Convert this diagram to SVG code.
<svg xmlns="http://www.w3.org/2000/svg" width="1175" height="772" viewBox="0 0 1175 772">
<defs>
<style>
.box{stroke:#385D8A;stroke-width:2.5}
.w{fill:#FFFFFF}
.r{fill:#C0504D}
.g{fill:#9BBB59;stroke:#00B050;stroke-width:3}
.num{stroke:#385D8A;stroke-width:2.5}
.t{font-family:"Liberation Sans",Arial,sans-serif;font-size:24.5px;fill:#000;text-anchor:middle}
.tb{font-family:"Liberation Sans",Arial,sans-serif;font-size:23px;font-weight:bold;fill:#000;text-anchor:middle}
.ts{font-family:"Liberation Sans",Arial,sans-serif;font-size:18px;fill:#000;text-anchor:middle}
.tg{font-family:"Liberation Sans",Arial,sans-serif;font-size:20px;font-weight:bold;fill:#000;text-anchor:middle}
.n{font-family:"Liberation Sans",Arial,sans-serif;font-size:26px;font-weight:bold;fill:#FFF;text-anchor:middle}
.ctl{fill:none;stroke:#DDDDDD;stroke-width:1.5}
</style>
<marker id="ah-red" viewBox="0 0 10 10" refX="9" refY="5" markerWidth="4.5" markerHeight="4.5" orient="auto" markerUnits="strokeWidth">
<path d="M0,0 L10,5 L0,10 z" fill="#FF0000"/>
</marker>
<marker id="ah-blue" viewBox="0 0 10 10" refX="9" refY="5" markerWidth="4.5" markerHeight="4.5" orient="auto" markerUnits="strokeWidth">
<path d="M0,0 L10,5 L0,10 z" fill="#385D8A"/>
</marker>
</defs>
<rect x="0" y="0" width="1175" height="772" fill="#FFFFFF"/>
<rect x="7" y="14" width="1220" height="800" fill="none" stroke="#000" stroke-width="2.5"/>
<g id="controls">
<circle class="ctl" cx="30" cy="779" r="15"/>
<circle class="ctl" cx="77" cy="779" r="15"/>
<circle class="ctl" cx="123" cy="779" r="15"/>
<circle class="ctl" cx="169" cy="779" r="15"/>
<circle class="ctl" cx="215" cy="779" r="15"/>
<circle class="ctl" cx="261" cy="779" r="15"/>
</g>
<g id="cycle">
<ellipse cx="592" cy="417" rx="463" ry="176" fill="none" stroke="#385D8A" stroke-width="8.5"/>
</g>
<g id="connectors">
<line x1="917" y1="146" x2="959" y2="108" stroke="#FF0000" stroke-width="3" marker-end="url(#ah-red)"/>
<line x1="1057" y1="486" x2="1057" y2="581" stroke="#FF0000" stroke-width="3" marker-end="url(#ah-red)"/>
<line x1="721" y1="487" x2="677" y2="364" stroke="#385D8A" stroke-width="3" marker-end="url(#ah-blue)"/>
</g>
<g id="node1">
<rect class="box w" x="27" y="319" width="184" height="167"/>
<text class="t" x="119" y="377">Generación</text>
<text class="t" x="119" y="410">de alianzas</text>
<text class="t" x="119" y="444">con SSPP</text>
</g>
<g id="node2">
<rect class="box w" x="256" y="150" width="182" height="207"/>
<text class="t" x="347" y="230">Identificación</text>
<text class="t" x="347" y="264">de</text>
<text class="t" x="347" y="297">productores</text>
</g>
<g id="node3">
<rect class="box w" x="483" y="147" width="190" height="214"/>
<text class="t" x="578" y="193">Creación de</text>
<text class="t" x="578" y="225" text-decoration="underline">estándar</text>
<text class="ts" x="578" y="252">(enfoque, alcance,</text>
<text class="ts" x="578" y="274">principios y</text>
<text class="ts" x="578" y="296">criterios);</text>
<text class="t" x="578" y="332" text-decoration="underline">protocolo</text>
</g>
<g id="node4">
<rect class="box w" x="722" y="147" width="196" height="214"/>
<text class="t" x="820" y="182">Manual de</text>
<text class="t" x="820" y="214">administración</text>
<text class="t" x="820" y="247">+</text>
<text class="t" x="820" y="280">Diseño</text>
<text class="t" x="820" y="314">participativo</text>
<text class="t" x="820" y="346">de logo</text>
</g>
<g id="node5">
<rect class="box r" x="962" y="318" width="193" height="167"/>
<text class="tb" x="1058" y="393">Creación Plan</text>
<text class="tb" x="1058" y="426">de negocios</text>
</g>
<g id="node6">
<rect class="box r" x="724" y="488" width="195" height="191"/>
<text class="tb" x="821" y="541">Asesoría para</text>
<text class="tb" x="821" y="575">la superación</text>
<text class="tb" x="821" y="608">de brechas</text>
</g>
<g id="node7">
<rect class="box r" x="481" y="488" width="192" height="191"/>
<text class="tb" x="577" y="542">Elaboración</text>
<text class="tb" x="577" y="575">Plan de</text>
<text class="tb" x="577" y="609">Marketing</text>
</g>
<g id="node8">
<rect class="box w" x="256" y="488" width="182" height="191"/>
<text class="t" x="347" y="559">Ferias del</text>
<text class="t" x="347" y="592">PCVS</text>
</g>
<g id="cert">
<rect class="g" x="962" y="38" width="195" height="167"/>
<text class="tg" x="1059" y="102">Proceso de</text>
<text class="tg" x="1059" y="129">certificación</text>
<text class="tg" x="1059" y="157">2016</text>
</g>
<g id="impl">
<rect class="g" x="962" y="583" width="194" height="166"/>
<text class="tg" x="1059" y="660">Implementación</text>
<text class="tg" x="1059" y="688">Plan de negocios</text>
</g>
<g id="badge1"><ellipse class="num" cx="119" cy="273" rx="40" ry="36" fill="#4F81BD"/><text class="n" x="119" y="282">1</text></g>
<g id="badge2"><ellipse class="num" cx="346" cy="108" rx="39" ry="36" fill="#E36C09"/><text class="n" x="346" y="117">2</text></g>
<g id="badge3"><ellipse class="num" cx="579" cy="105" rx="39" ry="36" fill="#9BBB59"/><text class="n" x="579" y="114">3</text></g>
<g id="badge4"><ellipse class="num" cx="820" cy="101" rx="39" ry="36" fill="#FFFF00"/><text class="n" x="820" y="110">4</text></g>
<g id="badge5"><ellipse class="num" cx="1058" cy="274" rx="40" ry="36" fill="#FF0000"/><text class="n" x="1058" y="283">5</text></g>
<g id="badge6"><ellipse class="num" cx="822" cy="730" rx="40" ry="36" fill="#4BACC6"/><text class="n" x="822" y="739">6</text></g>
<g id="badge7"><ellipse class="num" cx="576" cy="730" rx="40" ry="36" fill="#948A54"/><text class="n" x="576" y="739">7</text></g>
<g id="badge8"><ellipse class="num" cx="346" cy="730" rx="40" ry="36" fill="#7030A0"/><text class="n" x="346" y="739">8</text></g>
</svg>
================
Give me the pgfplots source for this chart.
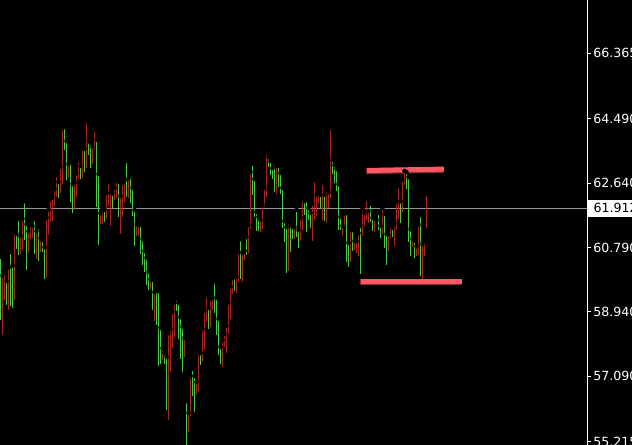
================
[TASK PROMPT]: A line counts if it holds the word "this". How many lines of the entries count? Give the number only.

[THE COMPLETED TASK]: 2